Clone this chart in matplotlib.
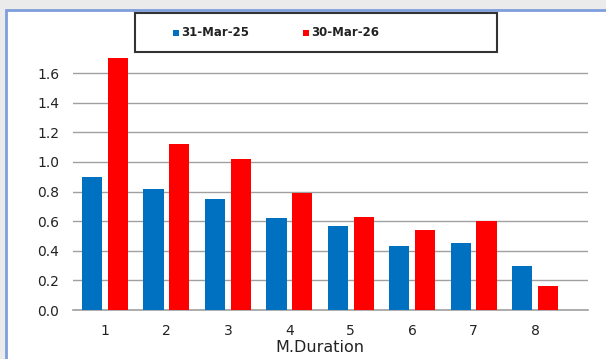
import numpy as np
import matplotlib.pyplot as plt
from matplotlib.patches import Rectangle

# data
durations = [1, 2, 3, 4, 5, 6, 7, 8]
mar25 = [0.90, 0.82, 0.75, 0.62, 0.57, 0.43, 0.45, 0.30]
mar26 = [1.70, 1.12, 1.02, 0.79, 0.63, 0.54, 0.60, 0.16]
series_names = ["31-Mar-25", "30-Mar-26"]
colors = ["#0070c0", "#ff0000"]

W, H = 606, 359
fig = plt.figure(figsize=(W / 100, H / 100), dpi=100, facecolor="#ebebeb")

# white panel with blue frame
fig.patches.append(Rectangle((6 / W, -0.01), 1, 1 - 10 / H + 0.01, transform=fig.transFigure,
                             facecolor="white", edgecolor="#7f9fdc", lw=2, zorder=-10))

ax = fig.add_axes([73 / W, 1 - 310 / H, (588 - 73) / W, (310 - 43.4) / H])
ax.set_facecolor("white")

x = np.array(durations)
ax.bar(x - 0.21, mar25, width=0.33, color=colors[0], zorder=3)
ax.bar(x + 0.21, mar26, width=0.33, color=colors[1], zorder=3)

ax.set_xlim(0.48, 8.86)
ax.set_ylim(0, 1.8)
ax.set_yticks(np.arange(0, 1.61, 0.2))
ax.set_yticklabels([f"{v:.1f}" for v in np.arange(0, 1.61, 0.2)])
ax.set_xticks(durations)
ax.yaxis.grid(True, color="#a0a0a0", lw=1.0)
ax.set_axisbelow(True)
for s in ["left", "right", "top"]:
    ax.spines[s].set_visible(False)
ax.spines["bottom"].set_color("#a0a0a0")
ax.spines["bottom"].set_linewidth(1.2)
ax.tick_params(axis="both", length=0, labelsize=10, colors="#222222")
ax.tick_params(axis="x", pad=10)
ax.tick_params(axis="y", pad=10)

fig.text(320 / W, 1 - 347 / H, "M.Duration", ha="center", va="center",
         fontsize=11.5, color="#222222")

# legend box
fig.patches.append(Rectangle((135 / W, 1 - 52 / H), (497 - 135) / W, 39 / H,
                             transform=fig.transFigure, facecolor="white",
                             edgecolor="#333333", lw=1.5, zorder=5))
for px, name, c in [(176, series_names[0], colors[0]), (306, series_names[1], colors[1])]:
    fig.patches.append(Rectangle((px / W - 3 / W, 1 - 36 / H), 6 / W, 6 / H,
                                 transform=fig.transFigure, facecolor=c,
                                 edgecolor="none", zorder=6))
    fig.text((px + 5) / W, 1 - 32.5 / H, name, ha="left", va="center",
             fontsize=8.5, fontweight="bold", color="#222222", zorder=7)

fig.savefig("out.png", dpi=100, facecolor=fig.get_facecolor())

What the task asks
From the top of the listing above, repeat each line exactly until you reach the line containing "fig = plt.figure(figsize=(W", and repeat that one too. Leave the pictures out.

Solution to this problem
Clone this chart in matplotlib.
import numpy as np
import matplotlib.pyplot as plt
from matplotlib.patches import Rectangle

# data
durations = [1, 2, 3, 4, 5, 6, 7, 8]
mar25 = [0.90, 0.82, 0.75, 0.62, 0.57, 0.43, 0.45, 0.30]
mar26 = [1.70, 1.12, 1.02, 0.79, 0.63, 0.54, 0.60, 0.16]
series_names = ["31-Mar-25", "30-Mar-26"]
colors = ["#0070c0", "#ff0000"]

W, H = 606, 359
fig = plt.figure(figsize=(W / 100, H / 100), dpi=100, facecolor="#ebebeb")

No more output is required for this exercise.